碩士 === 國立中興大學 === 機械工程學系所 === 107 === Coking is a very important process in the consistent operation of iron-making plants. It mainly produces thermal energy and redox coal char for the blast furnace. Coking is the production of coke by pyrolysis of coal. When the coking process is completed, high temperature coke of about 1040 °C is produced. The hot coke cannot be directly sent to the blast furnace. Therefore, it is necessary to lower the coke temperature first. Commonly used coke cooling methods include wet water quenching and dry gas cooling.
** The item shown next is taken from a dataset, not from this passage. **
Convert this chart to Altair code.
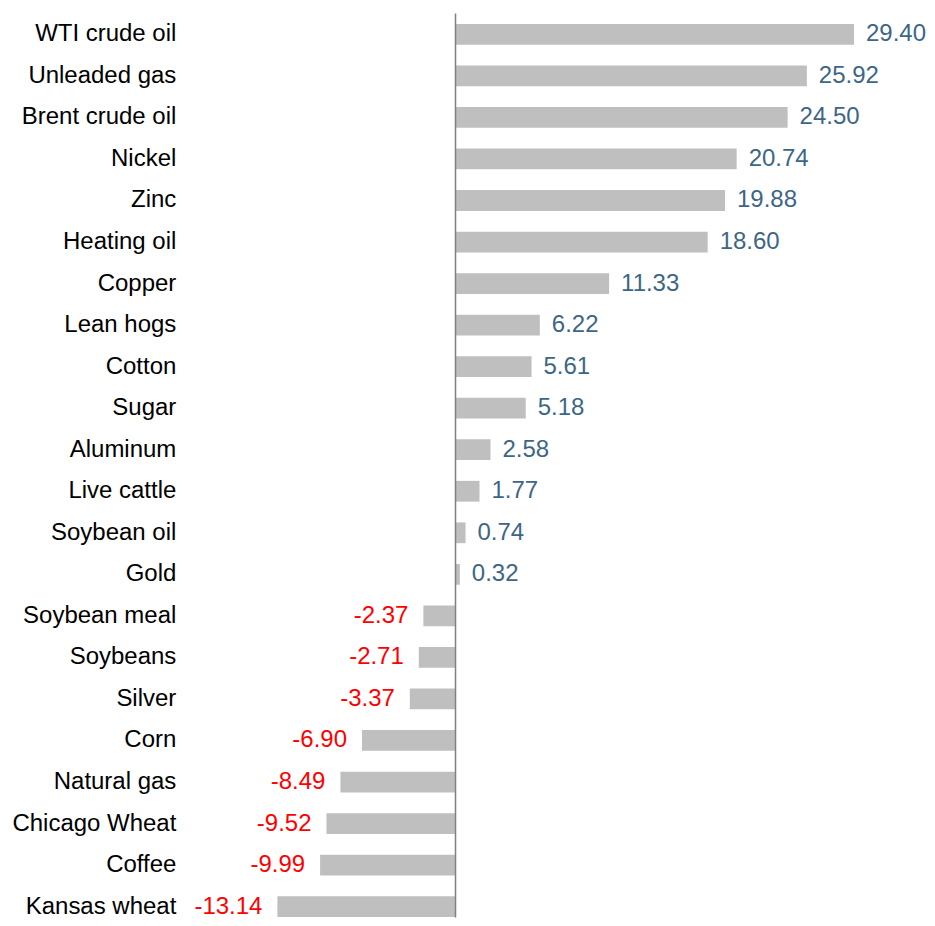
import altair as alt
import pandas as pd

categories = ["WTI crude oil", "Unleaded gas", "Brent crude oil", "Nickel", "Zinc",
              "Heating oil", "Copper", "Lean hogs", "Cotton", "Sugar", "Aluminum",
              "Live cattle", "Soybean oil", "Gold", "Soybean meal", "Soybeans",
              "Silver", "Corn", "Natural gas", "Chicago Wheat", "Coffee", "Kansas wheat"]
values = [29.40, 25.92, 24.50, 20.74, 19.88, 18.60, 11.33, 6.22, 5.61, 5.18, 2.58,
          1.77, 0.74, 0.32, -2.37, -2.71, -3.37, -6.90, -8.49, -9.52, -9.99, -13.14]

df = pd.DataFrame({"cat": categories, "val": values})
df["lbl"] = [f"{v:.2f}" for v in values]

FONT = "Liberation Sans"
FS = 24
W, H = 700, 895
xs = alt.Scale(domain=[-20.044, 31.54], nice=False, zero=False)
ys = alt.Scale(paddingInner=0.5, paddingOuter=0.012)

base = alt.Chart(df)

bars = base.mark_bar(color="#bfbfbf").encode(
    x=alt.X("val:Q", scale=xs, axis=None),
    y=alt.Y("cat:N", sort=categories, scale=ys,
            axis=alt.Axis(title=None, domain=False, ticks=False, labelPadding=8,
                          labelFont=FONT, labelFontSize=FS, labelColor="#000000",
                          labelLimit=400)),
)

pos = base.transform_filter("datum.val >= 0").mark_text(
    align="left", baseline="middle", dx=12, font=FONT, fontSize=FS, color="#3d6686"
).encode(
    x=alt.X("val:Q", scale=xs),
    y=alt.Y("cat:N", sort=categories, scale=ys),
    text=alt.Text("lbl:N"),
)

neg = base.transform_filter("datum.val < 0").mark_text(
    align="right", baseline="middle", dx=-15, font=FONT, fontSize=FS, color="#ff0000"
).encode(
    x=alt.X("val:Q", scale=xs),
    y=alt.Y("cat:N", sort=categories, scale=ys),
    text=alt.Text("lbl:N"),
)

zero = alt.Chart(pd.DataFrame({"z": [0]})).mark_rule(color="#808080", strokeWidth=1.5).encode(
    x=alt.X("z:Q", scale=xs),
    y=alt.value(-10),
    y2=alt.value(H),
)

chart = alt.layer(bars, zero, pos, neg).properties(
    width=W, height=H,
    padding={"left": 3, "top": 4, "right": 0, "bottom": 0},
).configure_view(stroke=None)

chart.save("out.html", embed_options={"renderer": "svg", "actions": False})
Among them, the dry coke quenching process is gradually gaining global attention because of its obvious benefits for energy saving, carbon reduction and environmental protection.The air-cooled of dry coke quenching cooling effect is mainly determined by the convective heat transfer between the coke and the circulating gas, which in turn depends on the flow rate and temperature of the circulating gas, as well as the porosity between the coke and the size of the coke particles. This study mainly discusses the heat transfer phenomenon inside the dry quenching furnace, analyzes the energy use efficiency of the cooling process, Using the CFD three-dimensional steady state mode to analysis the flow field and heat transfer process inside the quenching furnace. And uses the one-dimensional unsteady mode to explore the influence of coke particle size, circulating air volume and porosity on the energy consumption of dry coke quenching furnace, based on actual production and experimental data to study the law of flow heat transfer between circulating gas and coke, to provide operation for quenching furnace basic theoretical.